Records excerpted from a collection
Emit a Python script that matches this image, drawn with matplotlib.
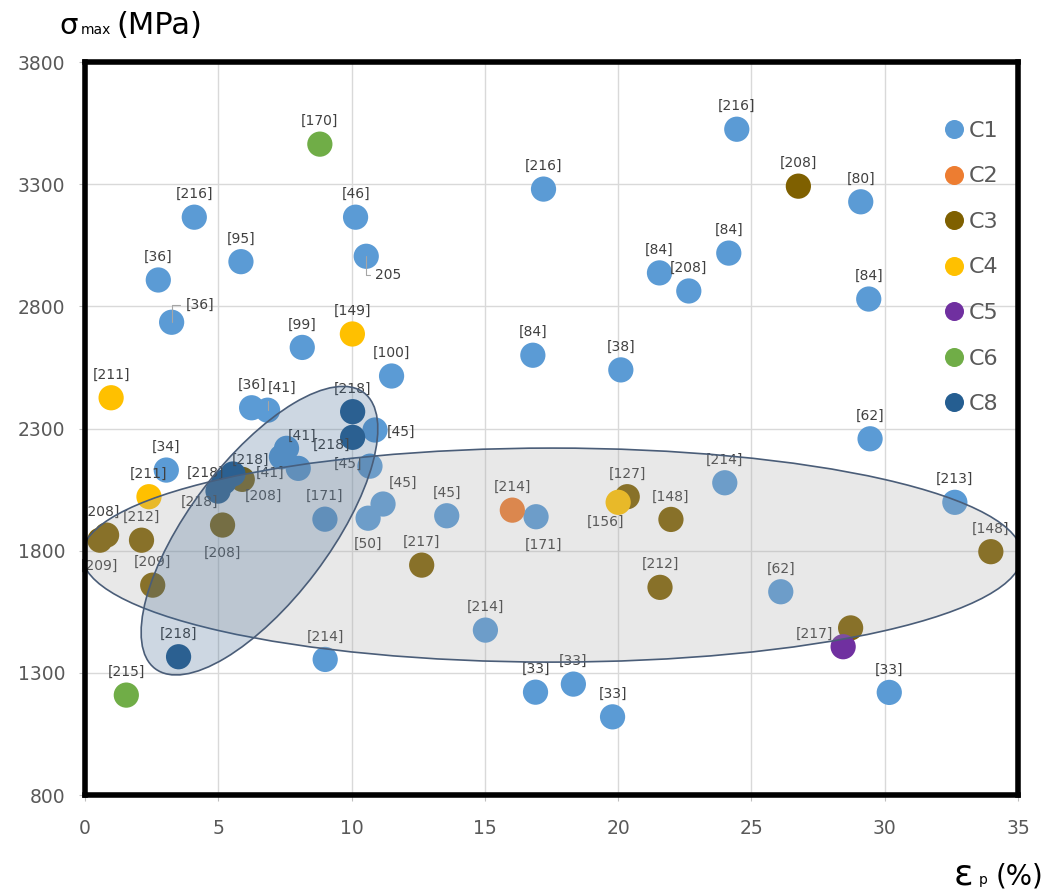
import numpy as np
import matplotlib.pyplot as plt
from matplotlib.patches import Ellipse
from matplotlib.lines import Line2D
from matplotlib.transforms import Affine2D

# elongation eps_p (%), max stress (MPa), reference tags
c1_x = [24.45, 17.2, 4.1, 10.15, 5.85, 10.55, 2.75, 3.25, 8.15, 21.55,
        22.65, 24.15, 29.1, 29.4, 16.8, 20.1, 11.5, 6.25, 6.85, 29.45,
        3.05, 7.56, 7.37, 8.0, 10.88, 10.69, 11.18, 10.62, 9.0, 13.57,
        16.92, 24.0, 32.63, 26.1, 15.02, 9.01, 16.9, 18.32, 19.79, 30.17]
c1_y = [3525, 3280, 3165, 3165, 2983, 3005, 2908, 2735, 2632, 2937,
        2863, 3018, 3228, 2830, 2600, 2540, 2515, 2385, 2375, 2258,
        2130, 2219, 2184, 2137, 2294, 2146, 1991, 1933, 1929, 1943,
        1939, 2078, 1998, 1632, 1475, 1355, 1221, 1254, 1120, 1220]
c1_ref = ['[216]', '[216]', '[216]', '[46]', '[95]', '205', '[36]', '[36]', '[99]', '[84]',
          '[208]', '[84]', '[80]', '[84]', '[84]', '[38]', '[100]', '[36]', '[41]', '[62]',
          '[34]', '[41]', '', '[41]', '[45]', '[45]', '[45]', '[50]', '[171]', '[45]',
          '[171]', '[214]', '[213]', '[62]', '[214]', '[214]', '[33]', '[33]', '[33]', '[33]']

c2_x = [16.03]
c2_y = [1966]
c2_ref = ['[214]']

c3_x = [26.76, 20.34, 21.98, 21.57, 12.63, 33.98, 28.72, 5.16, 5.9, 2.12, 0.81, 0.56, 2.54]
c3_y = [3292, 2021, 1928, 1650, 1741, 1796, 1484, 1905, 2092, 1843, 1864, 1843, 1659]
c3_ref = ['[208]', '[127]', '[148]', '[212]', '[217]', '[148]', '', '[208]', '[208]',
          '[212]', '[208]', '[209]', '[209]']

c4_x = [10.03, 0.98, 2.4, 20.0]
c4_y = [2687, 2426, 2021, 1998]
c4_ref = ['[149]', '[211]', '[211]', '[156]']

c5_x = [28.44]
c5_y = [1407]
c5_ref = ['[217]']

c6_x = [8.81, 1.55]
c6_y = [3464, 1209]
c6_ref = ['[170]', '[215]']

c8_x = [10.04, 10.04, 5.55, 5.21, 4.99, 3.51]
c8_y = [2369, 2264, 2114, 2081, 2044, 1366]
c8_ref = ['[218]', '[218]', '[218]', '[218]', '[218]', '[218]']

series = [
    ('C1', c1_x, c1_y, c1_ref, '#5B9BD5'),
    ('C2', c2_x, c2_y, c2_ref, '#ED7D31'),
    ('C3', c3_x, c3_y, c3_ref, '#7F6000'),
    ('C4', c4_x, c4_y, c4_ref, '#FFC000'),
    ('C5', c5_x, c5_y, c5_ref, '#7030A0'),
    ('C6', c6_x, c6_y, c6_ref, '#70AD47'),
    ('C8', c8_x, c8_y, c8_ref, '#255E91'),
]

# label placement (pixels) where it is not just above the marker
offsets = {
    ('C1', 5): (22, -19), ('C1', 7): (28, 17), ('C1', 18): (14, 22),
    ('C1', 21): (16, 12), ('C1', 23): (-28, -4), ('C1', 24): (26, -2),
    ('C1', 25): (-22, 2), ('C1', 26): (20, 21), ('C1', 27): (0, -26),
    ('C1', 30): (7, -28),
    ('C3', 7): (0, -28), ('C3', 8): (21, -16), ('C3', 10): (-5, 23),
    ('C3', 11): (0, -26),
    ('C4', 3): (-13, -20),
    ('C5', 0): (-29, 13),
    ('C8', 1): (-21, -8), ('C8', 2): (18, 14), ('C8', 3): (-18, 9),
    ('C8', 4): (-19, -11),
}
leaders = [('C1', 5), ('C1', 7), ('C1', 18)]

fig = plt.figure(figsize=(10.48, 8.94), dpi=100)
ax = fig.add_axes([0.0811, 0.1107, 0.8903, 0.8199])

for name, xs, ys, refs, col in series:
    ax.scatter(xs, ys, s=330, color=col, edgecolors='none', zorder=3)
    for i, (x, y, r) in enumerate(zip(xs, ys, refs)):
        if not r:
            continue
        dx, dy = offsets.get((name, i), (0, 23))
        kw = {}
        if (name, i) in leaders:
            kw['arrowprops'] = dict(arrowstyle='-', color='#A6A6A6', lw=0.8,
                                    shrinkA=2, shrinkB=0,
                                    connectionstyle='angle,angleA=0,angleB=90')
        ax.annotate(r, (x, y), xytext=(dx, dy), textcoords='offset pixels',
                    ha='center', va='center', fontsize=10, color='#404040',
                    zorder=4, **kw)

# highlighted groups
ax.add_patch(Ellipse((17.52, 1782), 35.26, 876, facecolor='#A6A6A6',
                     alpha=0.25, edgecolor='none', zorder=5))
ax.add_patch(Ellipse((17.52, 1782), 35.26, 876, facecolor='none',
                     edgecolor='#4A5D78', lw=1.2, zorder=5))
k = 109.1  # MPa per visual unit of x
tr = Affine2D().scale(1, k) + ax.transData
ax.add_patch(Ellipse((6.545, 1882 / k), 12.98, 5.25, angle=52.9,
                     facecolor='#3F6892', alpha=0.26, edgecolor='none',
                     transform=tr, zorder=5))
ax.add_patch(Ellipse((6.545, 1882 / k), 12.98, 5.25, angle=52.9,
                     facecolor='none', edgecolor='#4A5D78', lw=1.2,
                     transform=tr, zorder=5))

ax.set_xlim(0, 35)
ax.set_ylim(800, 3800)
ax.set_xticks(np.arange(0, 36, 5))
ax.set_yticks(np.arange(800, 3801, 500))
ax.grid(True, color='#D9D9D9', lw=1)
ax.set_axisbelow(True)
ax.tick_params(axis='both', labelsize=13.5, labelcolor='#595959',
               color='#BFBFBF', length=4)
ax.tick_params(axis='x', pad=13)
ax.tick_params(axis='y', pad=10)
for sp in ax.spines.values():
    sp.set_linewidth(4)
    sp.set_color('black')
    sp.set_zorder(10)

handles = [Line2D([], [], marker='o', ls='none', markersize=13.7,
                  markerfacecolor=s[4], markeredgecolor='none') for s in series]
ax.legend(handles, [s[0] for s in series], loc='upper left',
          bbox_to_anchor=(0.910, 0.935), frameon=False, fontsize=16,
          labelcolor='#595959', handlelength=0.8, handletextpad=0.25,
          labelspacing=1.15, borderpad=0)

fig.text(0.057, 0.962, 'σ', fontsize=21, color='black', va='baseline')
fig.text(0.077, 0.962, 'max', fontsize=10, color='black', va='baseline')
fig.text(0.111, 0.962, '(MPa)', fontsize=22, color='black', va='baseline')
fig.text(0.910, 0.011, 'ε', fontsize=26, color='black', va='baseline')
fig.text(0.934, 0.011, 'p', fontsize=10, color='black', va='baseline')
fig.text(0.950, 0.011, '(%)', fontsize=20, color='black', va='baseline')

fig.savefig('out.png', dpi=100)
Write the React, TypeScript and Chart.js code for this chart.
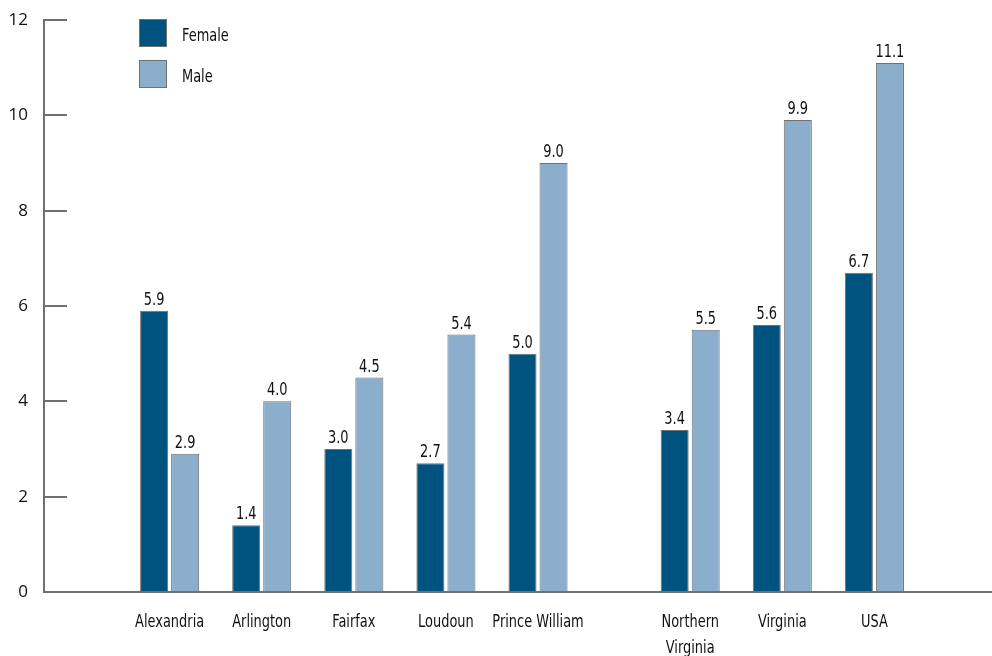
import { useEffect, useRef } from 'react';
import { Chart, registerables, CategoryScale } from 'chart.js';

Chart.register(...registerables);

// ---- data ----
const categories: (string | string[])[] = [
  'Alexandria',
  'Arlington',
  'Fairfax',
  'Loudoun',
  'Prince William',
  ['Northern', 'Virginia'],
  'Virginia',
  'USA',
];
const femaleValues = [5.9, 1.4, 3.0, 2.7, 5.0, 3.4, 5.6, 6.7];
const maleValues = [2.9, 4.0, 4.5, 5.4, 9.0, 5.5, 9.9, 11.1];
const seriesLabels = ['Female', 'Male'];
const yTickValues = [0, 2, 4, 6, 8, 10, 12];

// ---- layout / style ----
const NARROW = '"Liberation Sans Narrow", "DejaVu Sans Condensed", sans-serif';
const SQUEEZE = 0.8; // horizontal compression to mimic a condensed face
const AXIS_COLOR = '#707070';
const TEXT_COLOR = '#111111';
const FEMALE_COLOR = '#00537f';
const MALE_COLOR = '#8aaecb';
const BAR_BORDER = '#707070';

// category axis spacing: lead-in, extra gap after the fifth group, trailing space (in category units)
const LEAD = 1.364;
const GAP_AFTER = 4;
const GAP_EXTRA = 0.652;
const TRAIL = 1.277;

class GappedCategoryScale extends CategoryScale {
  static id = 'gappedCategory';
  getPixelForValue(value: any) {
    if (typeof value !== 'number') value = (this as any).parse(value);
    if (value === null || value === undefined || isNaN(value)) return NaN;
    const n = this.getLabels().length;
    const pos = value + (value > GAP_AFTER ? GAP_EXTRA : 0);
    const total = LEAD + (n - 1) + GAP_EXTRA + TRAIL;
    return this.getPixelForDecimal((pos + LEAD) / total);
  }
}
Chart.register(GappedCategoryScale as any);

function drawNarrow(ctx: CanvasRenderingContext2D, text: string, x: number, y: number, size: number, align: CanvasTextAlign, baseline: CanvasTextBaseline) {
  ctx.save();
  ctx.font = `${size}px ${NARROW}`;
  ctx.fillStyle = TEXT_COLOR;
  ctx.textAlign = align;
  ctx.textBaseline = baseline;
  ctx.translate(x, y);
  ctx.scale(SQUEEZE, 1);
  ctx.fillText(text, 0, 0);
  ctx.restore();
}

const innerTicksPlugin = {
  id: 'innerTicks',
  afterDraw(chart: any) {
    const ys = chart.scales.y;
    const ctx = chart.ctx;
    ctx.save();
    ctx.strokeStyle = AXIS_COLOR;
    ctx.lineWidth = 2;
    ys.ticks.forEach((_t: any, i: number) => {
      const py = Math.round(ys.getPixelForTick(i));
      ctx.beginPath();
      ctx.moveTo(ys.right - 1, py);
      ctx.lineTo(ys.right + 23, py);
      ctx.stroke();
    });
    ctx.restore();
  },
};

const categoryLabelsPlugin = {
  id: 'categoryLabels',
  afterDraw(chart: any) {
    const xs = chart.scales.x;
    const ctx = chart.ctx;
    const labels = chart.data.labels;
    labels.forEach((lab: any, i: number) => {
      const px = xs.getPixelForTick(i);
      const lines = Array.isArray(lab) ? lab : [lab];
      lines.forEach((line: string, li: number) => {
        drawNarrow(ctx, line, px, xs.top + 35 + li * 26, 18, 'center', 'alphabetic');
      });
    });
  },
};

const valueLabelsPlugin = {
  id: 'valueLabels',
  afterDatasetsDraw(chart: any) {
    const ctx = chart.ctx;
    chart.data.datasets.forEach((ds: any, di: number) => {
      const meta = chart.getDatasetMeta(di);
      meta.data.forEach((el: any, i: number) => {
        const v = ds.data[i];
        drawNarrow(ctx, Number(v).toFixed(1), el.x, el.y - 6, 18, 'center', 'alphabetic');
      });
    });
  },
};

const boxLegendPlugin = {
  id: 'boxLegend',
  afterDraw(chart: any) {
    const ctx = chart.ctx;
    const area = chart.chartArea;
    const x0 = area.left + 95;
    const y0 = area.top - 1;
    chart.data.datasets.forEach((ds: any, i: number) => {
      const y = y0 + i * 41;
      ctx.save();
      ctx.fillStyle = ds.backgroundColor;
      ctx.fillRect(x0, y, 28, 28);
      ctx.strokeStyle = BAR_BORDER;
      ctx.lineWidth = 1;
      ctx.strokeRect(x0 + 0.5, y + 0.5, 27, 27);
      ctx.restore();
      drawNarrow(ctx, ds.label, x0 + 43, y + 22, 18, 'left', 'alphabetic');
    });
  },
};

export default function App() {
  const canvasRef = useRef<HTMLCanvasElement | null>(null);

  useEffect(() => {
    if (!canvasRef.current) return;
    const chart = new Chart(canvasRef.current, {
      type: 'bar',
      data: {
        labels: categories as any,
        datasets: [
          {
            label: seriesLabels[0],
            data: femaleValues,
            backgroundColor: FEMALE_COLOR,
            borderColor: BAR_BORDER,
            borderWidth: 1,
            borderSkipped: false,
          },
          {
            label: seriesLabels[1],
            data: maleValues,
            backgroundColor: MALE_COLOR,
            borderColor: BAR_BORDER,
            borderWidth: 1,
            borderSkipped: false,
          },
        ],
      },
      options: {
        animation: false,
        responsive: true,
        maintainAspectRatio: false,
        layout: { padding: { top: 20, left: 0, right: 0, bottom: 0 } },
        datasets: {
          bar: { categoryPercentage: 62 / 92, barPercentage: 28 / 31 },
        },
        plugins: {
          legend: { display: false },
          tooltip: { enabled: false },
        },
        scales: {
          x: {
            type: 'gappedCategory' as any,
            grid: { display: false, drawTicks: false },
            border: { display: true, color: AXIS_COLOR, width: 2 },
            ticks: { display: false, autoSkip: false, maxRotation: 0, minRotation: 0 },
            afterFit: (s: any) => {
              s.height = 64;
              s.paddingLeft = 0;
              s.paddingRight = 0;
            },
          },
          y: {
            min: 0,
            max: 12,
            grid: { display: false, drawTicks: false },
            border: { display: true, color: AXIS_COLOR, width: 2 },
            ticks: {
              padding: 16,
              color: TEXT_COLOR,
              font: { family: '"Open Sans", sans-serif', size: 17 },
            },
            afterBuildTicks: (s: any) => {
              s.ticks = yTickValues.map((v) => ({ value: v }));
            },
            afterFit: (s: any) => {
              s.width = 44;
              s.paddingTop = 0;
              s.paddingBottom = 0;
            },
          },
        },
      } as any,
      plugins: [innerTicksPlugin, categoryLabelsPlugin, valueLabelsPlugin, boxLegendPlugin],
    });
    return () => chart.destroy();
  }, []);

  return (
    <div style={{ position: 'absolute', left: 0, top: 0, width: 992, height: 656, background: '#ffffff' }}>
      <canvas ref={canvasRef} />
    </div>
  );
}
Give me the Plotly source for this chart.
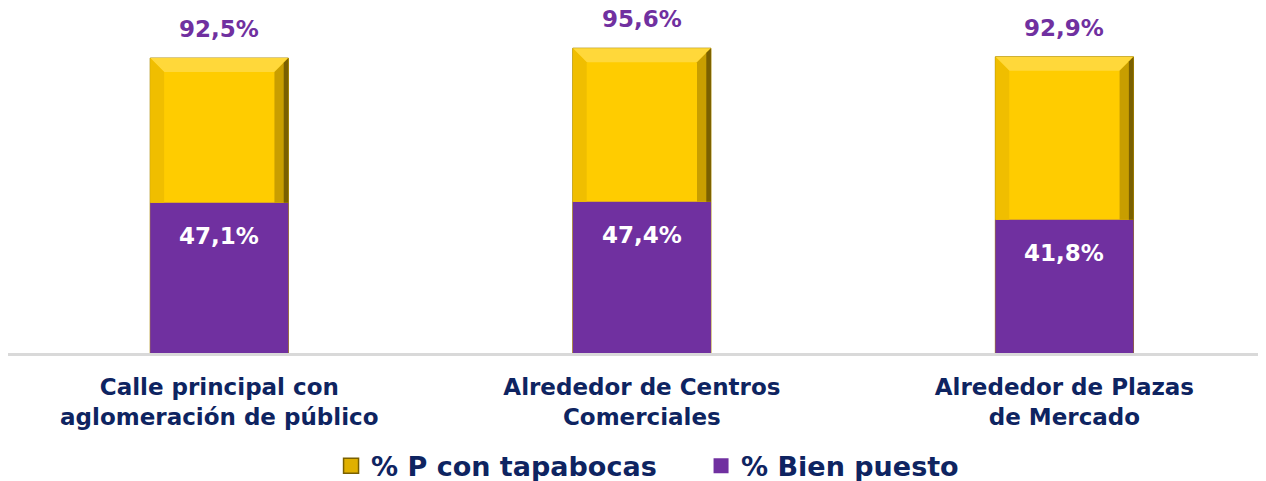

## Required work
Write out the lines running from the one that contains "Write the React, TypeScript" through the one that contains "const yTickValues = [0, 2, 4, 6, 8, 10, 12];", ends included, and nothing else. Pictures stay out of the copy.

## Response
Write the React, TypeScript and Chart.js code for this chart.
import { useEffect, useRef } from 'react';
import { Chart, registerables, CategoryScale } from 'chart.js';

Chart.register(...registerables);

// ---- data ----
const categories: (string | string[])[] = [
  'Alexandria',
  'Arlington',
  'Fairfax',
  'Loudoun',
  'Prince William',
  ['Northern', 'Virginia'],
  'Virginia',
  'USA',
];
const femaleValues = [5.9, 1.4, 3.0, 2.7, 5.0, 3.4, 5.6, 6.7];
const maleValues = [2.9, 4.0, 4.5, 5.4, 9.0, 5.5, 9.9, 11.1];
const seriesLabels = ['Female', 'Male'];
const yTickValues = [0, 2, 4, 6, 8, 10, 12];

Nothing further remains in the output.